974 views Asked by At

I need to process data from Rest web service. the following basic exemple is :

import org.springframework.batch.item.ItemReader;
import org.springframework.http.ResponseEntity;
import org.springframework.web.client.RestTemplate;

import java.util.Arrays;
import java.util.List;

class RESTDataReader implements ItemReader<DataDTO> {

private final String apiUrl;
private final RestTemplate restTemplate;

private int nextDataIndex;
private List<DataDTO> data;

RESTDataReader(String apiUrl, RestTemplate restTemplate) {
    this.apiUrl = apiUrl;
    this.restTemplate = restTemplate;
    nextDataIndex = 0;
}

@Override
public DataDTO read() throws Exception {
    if (dataIsNotInitialized()) {
        data = fetchDataFromAPI();
    }

    DataDTO nextData = null;

    if (nextDataIndex < data.size()) {
        nextData = data.get(nextDataIndex);
        nextDataIndex++;
    }
    else {
        nextDataIndex= 0;
        data = null;
    }

    return nextData;
}

private boolean dataIsNotInitialized() {
    return this.data == null;
}

private List<DataDTO> fetchDataFromAPI() {
    ResponseEntity<DataDTO[]> response = restTemplate.getForEntity(apiUrl,
            DataDTO[].class
    );
    DataDTO[] data= response.getBody();
    return Arrays.asList(data);
}
}

However, my fetchDataFromAPI method is called with time slots and it could get more than 20 Millions objects.
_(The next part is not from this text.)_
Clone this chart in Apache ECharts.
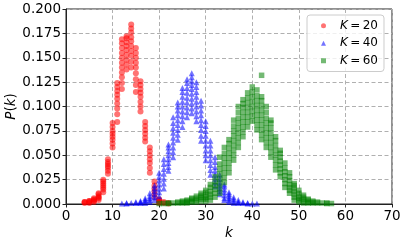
<!DOCTYPE html>
<html><head><meta charset="utf-8">
<script src="https://cdn.jsdelivr.net/npm/echarts@6/dist/echarts.min.js"></script>
<style>html,body{margin:0;padding:0;background:#fff}#c{width:406px;height:243px}</style>
</head><body><div id="c"></div>
<script>
// ---- data ----
const seriesLabels = ['20', '40', '60'];
const xTicks = [0, 10, 20, 30, 40, 50, 60, 70];
const yTicks = [0, 0.025, 0.05, 0.075, 0.1, 0.125, 0.15, 0.175, 0.2];

const k20 = [4,5,6,7,8,9,10,11,12,13,14,15,16,17,18,19,20,21,22];
const p20 = [
  [0.001,0.002,0.002],
  [0.001,0.002,0.003,0.003],
  [0.002,0.003,0.004,0.005,0.006],
  [0.004,0.006,0.007,0.008,0.010,0.011],
  [0.012,0.015,0.017,0.019,0.021,0.023,0.025],
  [0.031,0.034,0.037,0.039,0.041,0.043,0.046],
  [0.058,0.062,0.066,0.069,0.072,0.075,0.079,0.083],
  [0.084,0.092,0.098,0.103,0.108,0.112,0.116,0.120,0.124],
  [0.118,0.124,0.130,0.135,0.140,0.145,0.150,0.155,0.160,0.165,0.169],
  [0.138,0.143,0.148,0.153,0.158,0.162,0.166,0.170,0.172],
  [0.140,0.146,0.152,0.157,0.162,0.167,0.171,0.176,0.180,0.184],
  [0.115,0.122,0.128,0.134,0.140,0.145,0.150,0.155,0.160],
  [0.095,0.100,0.105,0.110,0.114,0.118,0.122,0.126],
  [0.064,0.068,0.072,0.076,0.080,0.084],
  [0.032,0.037,0.042,0.046,0.050,0.054,0.058],
  [0.007,0.010,0.013,0.016,0.019,0.023],
  [0.001,0.002,0.003,0.004,0.005],
  [0.001,0.002],
  [0.0005,0.001]
];

const k40 = [12,13,14,15,16,17,18,19,20,21,22,23,24,25,26,27,28,29,30,31,32,33,34,35,36,37,38,39,40,41];
const p40 = [
  [0.0005],
  [0.0005,0.001],
  [0.001],
  [0.001,0.002],
  [0.001,0.002,0.003],
  [0.001,0.003,0.004,0.006],
  [0.002,0.004,0.006,0.008,0.011],
  [0.004,0.007,0.010,0.013,0.016,0.019],
  [0.008,0.012,0.016,0.020,0.024,0.028,0.032],
  [0.016,0.021,0.026,0.031,0.036,0.041,0.046],
  [0.034,0.038,0.042,0.046,0.050,0.054,0.058,0.061],
  [0.048,0.053,0.058,0.063,0.068,0.073,0.078,0.083,0.089],
  [0.066,0.071,0.076,0.081,0.086,0.091,0.096,0.100,0.104],
  [0.079,0.085,0.090,0.095,0.100,0.105,0.110,0.115,0.119],
  [0.089,0.094,0.099,0.104,0.109,0.114,0.119,0.124,0.128],
  [0.093,0.098,0.103,0.108,0.113,0.118,0.122,0.126,0.130,0.134],
  [0.085,0.090,0.095,0.100,0.105,0.110,0.115,0.120,0.125],
  [0.065,0.070,0.076,0.081,0.086,0.091,0.096,0.101,0.106],
  [0.045,0.050,0.055,0.060,0.065,0.070,0.075,0.080,0.085],
  [0.030,0.035,0.040,0.045,0.050,0.055,0.060,0.065],
  [0.018,0.022,0.026,0.030,0.034,0.038,0.043,0.048],
  [0.010,0.013,0.016,0.019,0.022,0.026,0.030],
  [0.004,0.006,0.009,0.012,0.015,0.018,0.020],
  [0.002,0.004,0.006,0.008,0.010,0.012],
  [0.001,0.003,0.005,0.007],
  [0.001,0.002,0.004],
  [0.001,0.002],
  [0.0005,0.001],
  [0.0005],
  [0.0005]
];

const k60 = [20,21,22,23,24,25,26,27,28,29,30,31,32,33,34,35,36,37,38,39,40,41,42,43,44,45,46,47,48,49,50,51,52,53,54,55,56,57];
const p60 = [
  [0.0005],
  [0.0005],
  [0.0005,0.001],
  [0.001],
  [0.001,0.002],
  [0.001,0.002,0.003],
  [0.001,0.002,0.003,0.004],
  [0.002,0.003,0.005,0.006],
  [0.002,0.004,0.006,0.008],
  [0.003,0.005,0.007,0.009,0.011],
  [0.003,0.005,0.007,0.009,0.012,0.014],
  [0.004,0.007,0.010,0.013,0.017,0.020],
  [0.007,0.011,0.015,0.019,0.023,0.028],
  [0.011,0.016,0.021,0.026,0.031,0.036,0.041,0.048],
  [0.022,0.027,0.032,0.037,0.042,0.047,0.052,0.058],
  [0.032,0.037,0.042,0.047,0.052,0.057,0.062,0.066],
  [0.045,0.050,0.055,0.060,0.065,0.070,0.075,0.080,0.086],
  [0.058,0.063,0.068,0.073,0.078,0.083,0.088,0.094,0.100],
  [0.069,0.074,0.079,0.084,0.089,0.094,0.099,0.103,0.107],
  [0.079,0.084,0.089,0.094,0.099,0.104,0.109,0.114],
  [0.085,0.090,0.095,0.100,0.105,0.110,0.115,0.120],
  [0.076,0.081,0.086,0.091,0.096,0.101,0.106,0.111,0.117],
  [0.066,0.071,0.076,0.081,0.086,0.091,0.096,0.101,0.106,0.110,0.132],
  [0.058,0.063,0.068,0.073,0.078,0.083,0.088,0.094,0.100],
  [0.048,0.053,0.058,0.063,0.068,0.073,0.078,0.083,0.086],
  [0.035,0.040,0.045,0.050,0.055,0.060,0.065,0.069],
  [0.028,0.032,0.036,0.040,0.044,0.048,0.052,0.055],
  [0.017,0.021,0.025,0.029,0.033,0.037,0.042],
  [0.011,0.014,0.017,0.020,0.024,0.028,0.032],
  [0.004,0.007,0.010,0.013,0.016,0.019,0.021],
  [0.002,0.004,0.006,0.008,0.011,0.014],
  [0.001,0.003,0.005,0.007,0.009],
  [0.001,0.002,0.004,0.005],
  [0.001,0.002,0.003],
  [0.001,0.002],
  [0.001],
  [0.0005,0.001],
  [0.0005]
];

// ---- build ----
function flatten(ks, ps) {
  const out = [];
  ks.forEach((k, i) => ps[i].forEach(p => out.push([k, p])));
  return out;
}
const FONT = 'DejaVu Sans';
const styles = [
  {symbol: 'circle', size: 6, color: '#ff0000'},
  {symbol: 'triangle', size: 6, color: '#0000ff'},
  {symbol: 'rect', size: 5.5, color: '#008000'}
];
const datasets = [flatten(k20, p20), flatten(k40, p40), flatten(k60, p60)];

const chart = echarts.init(document.getElementById('c'), null, {renderer: 'canvas'});
chart.setOption({
  animation: false,
  backgroundColor: '#fff',
  grid: {left: 66, right: 14, top: 9, bottom: 39, containLabel: false, outerBoundsMode: 'none',
         show: true, borderColor: '#222', borderWidth: 1, backgroundColor: 'transparent'},
  xAxis: {
    type: 'value', min: xTicks[0], max: xTicks[xTicks.length - 1], interval: 10,
    name: '{i|k}', nameLocation: 'middle', nameGap: 22, nameMoveOverlap: false,
    nameTextStyle: {rich: {i: {fontFamily: FONT, fontStyle: 'italic', fontSize: 13.5, color: '#000'}}},
    axisLine: {show: true, lineStyle: {color: '#222', width: 1}},
    axisTick: {show: true, inside: false, length: 3.5, lineStyle: {color: '#222'}},
    axisLabel: {fontFamily: FONT, fontSize: 13.5, color: '#000', margin: 5},
    splitLine: {show: true, lineStyle: {color: '#b0b0b0', type: [4, 2.5], width: 1}}
  },
  yAxis: {
    type: 'value', min: yTicks[0], max: yTicks[yTicks.length - 1], interval: 0.025,
    name: '{i|P}({i|k})', nameLocation: 'middle', nameGap: 48, nameMoveOverlap: false,
    nameTextStyle: {fontFamily: FONT, fontSize: 13.5, color: '#000', rich: {i: {fontFamily: FONT, fontStyle: 'italic', fontSize: 13.5, color: '#000'}}},
    axisLine: {show: true, lineStyle: {color: '#222', width: 1}},
    axisTick: {show: true, inside: false, length: 3.5, lineStyle: {color: '#222'}},
    axisLabel: {fontFamily: FONT, fontSize: 13.5, color: '#000', margin: 5, formatter: v => v.toFixed(3)},
    splitLine: {show: true, lineStyle: {color: '#b0b0b0', type: [4, 2.5], width: 1}}
  },
  legend: {
    orient: 'vertical', left: 307, top: 15,
    padding: [4, 6, 4, 14], itemGap: 4,
    itemWidth: 5, itemHeight: 5,
    backgroundColor: 'rgba(255,255,255,0.8)', borderColor: '#cccccc', borderWidth: 1, borderRadius: 3,
    data: seriesLabels.map((n, i) => ({name: n, icon: styles[i].symbol, itemStyle: {opacity: 0.55}})),
    formatter: n => '{s|}{i|K}\u2009=\u2009' + n,
    textStyle: {fontFamily: FONT, fontSize: 12, color: '#000', lineHeight: 13.5,
      rich: {s: {width: 9}, i: {fontFamily: FONT, fontStyle: 'italic', fontSize: 12, color: '#000'}}}
  },
  series: datasets.map((d, i) => ({
    name: seriesLabels[i], type: 'scatter', data: d,
    symbol: styles[i].symbol, symbolSize: styles[i].size,
    itemStyle: {color: styles[i].color, opacity: 0.55},
    emphasis: {disabled: true}
  }))
});
</script></body></html>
For example : if i call it between 01012020 and 01012021 i'll get 80 Millions data.

PS : the web service works by pagination of a single day, i.e. if I want to retrieve the data between 01/09/2020 and 07/09/2020 I have to call it several times (between 01/09-02/09 then between 02/09-03/09 and so on until 06/09-07/09)
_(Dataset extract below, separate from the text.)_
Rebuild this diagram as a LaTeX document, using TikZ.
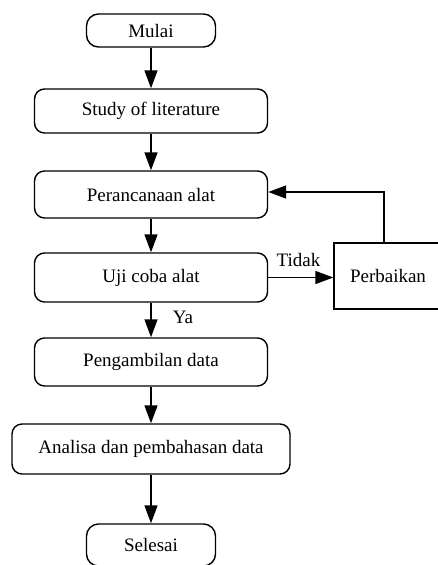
\documentclass[tikz,border=0pt]{standalone}
\usepackage{fontspec}
\setmainfont{Liberation Serif}
\usetikzlibrary{arrows.meta}
\begin{document}
\begin{tikzpicture}[x=1pt,y=-1pt,
  txt/.style={font=\fontsize{19}{22}\selectfont},
  box/.style={draw, line width=1.4pt, rounded corners=10pt, minimum width=233pt, inner sep=0pt, txt},
  term/.style={box, rounded corners=12pt, minimum width=129pt},
  plainbox/.style={draw, line width=1.4pt, inner sep=0pt, txt},
  flow/.style={line width=1.4pt, -{Triangle[length=18pt,width=13pt]}},
  lbl/.style={txt, inner sep=0pt}]
\useasboundingbox (0,0) rectangle (438,565);
\node[term, minimum height=33pt] (mulai) at (151,30.5) {Mulai};
\node[box, minimum height=44pt] (study) at (151,111) {Study of literature};
\node[box, minimum height=47pt] (peran) at (151,194.5) {Perancanaan alat};
\node[box, minimum height=49pt] (uji) at (151,277.5) {Uji coba alat};
\node[box, minimum height=48pt] (ambil) at (151,362) {Pengambilan data};
\node[box, minimum height=50pt, minimum width=278pt] (anal) at (151,449) {Analisa dan pembahasan data};
\node[term, minimum height=42pt] (selesai) at (151,545) {Selesai};
\node[plainbox, minimum width=108pt, minimum height=66pt] (perb) at (388,276) {Perbaikan};
\coordinate (c) at (384,192);
\draw[flow] (mulai) -- (study);
\draw[flow] (study) -- (peran);
\draw[flow] (peran) -- (uji);
\draw[flow] (uji) -- (ambil);
\draw[flow] (ambil) -- (anal);
\draw[flow] (anal) -- (selesai);
\draw[flow] (uji.east) -- (perb.west |- uji.east);
\draw[flow] (perb.north -| c) -- (c) -- (peran.east |- c);
\node[lbl] (tidak) at (298.5,260) {Tidak};
\node[lbl] (ya) at (183,317) {Ya};
\end{tikzpicture}
\end{document}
My problem in this case is a heap space memory if the data is bulky.

I had to create a step for each month to avoid this problem in my BatchConfiguration (12 steps). The first step which will call the web service between 01/01/2020 and 01/02/2020 etc

Is there a solution to read all this volume of data with only one step before going to the processor ??

Thanks in advance

1

There are 1 answers

5
Mahmoud Ben Hassine On

Since your web service does not provide pagination within a single day, you need to ensure that the process that calls this web service (ie your Spring Batch job) has enough memory to store all items returned by this service.

For example : if i call it between 01012020 and 01012021 i'll get 80 Millions data.

This means that if you call this web service with curl on a machine that does not have enough memory to hold the result, then the curl command will fail. The point I want to make here is that the only way to solve this issue is to give enough memory to the JVM that runs your Spring Batch job to hold such a big result set.

As a side note: if you have control over this web service, I highly recommend you to improve it by introducing a more granular pagination mechanism.